In 1983 IBM began encouraging value-added resellers to sell the CS9000 as an alternative to large computers like DEC Professional and Honeywell Level 6. IBM formally repositioned the CS9000 on February 21, 1984 as a family of computers, renaming it to the System 9000, which consisted of the System 9001 and 9002. The 9001 was a renamed CS9000, which retained its focus on the instrumentation market, while the 9002 was a general-purpose business computer that ran the IBM CSOS or Microsoft Xenix operating systems and supported one to four users. The 9002 was unsuccessful in the business market, due to the lack of business application software support from software developers other than IBM. IBM finally introduced a new model, the System 9003, in April 1985 as a computer-aided manufacturing computer, but it was also unsuccessful. As a result, manufacturing of the System 9000 family was stopped in January 1986, and it remained in limited availability until it was discontinued on 2 December 1986. Reasons cited for the failure of the System 9000 were its poor performance and high price, which led to the IBM PC being used where price was of concern, and to other 32-bit microcomputers being used where performance mattered.

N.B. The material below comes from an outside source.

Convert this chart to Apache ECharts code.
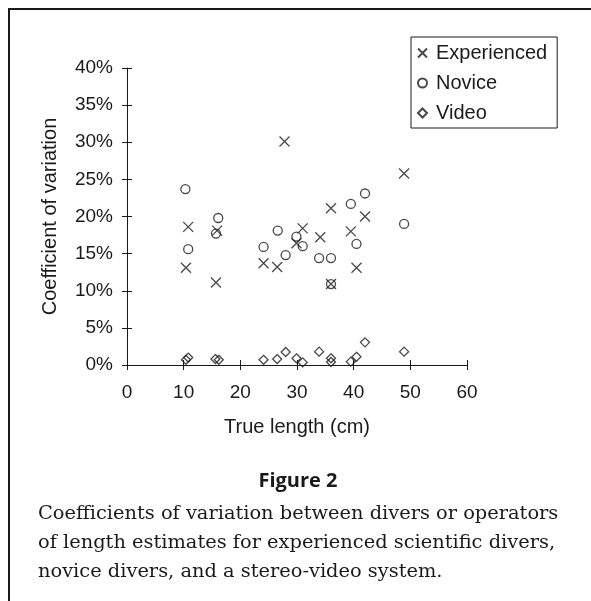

IBM closed its Instrument division in January 1987, reassigning the approximately 150 employees that had worked for it to other positions.

==Reception==
Noting the obscurity of its 1982 release, BYTE in January 1983 called the System 9000 "IBM's 'Secret' Computer" and stated that it was "in its quiet way, one of the most exciting new arrivals on today's microcomputer scene". The magazine speculated that with some changes it would be "a natural candidate for a business or general-purpose computer". A later review by a member of Brandeis University's chemistry department criticized several aspects of the hardware and software, but praised the sophisticated BASIC and IBM's customer service. The reviewer concluded that "the CS-9000 is a very fast and powerful laboratory computer [that is] very affordable".

==IBM 9000==
At least some ads by dealers in 1983 referred to "The IBM 9000: Multi-User Micro," although the name "IBM Computer System 9000" was also advertised.

IBM also sometimes referred to the System 9000 as "IBM 9000" in their own marketing, at least when referring to their C compiler for the system.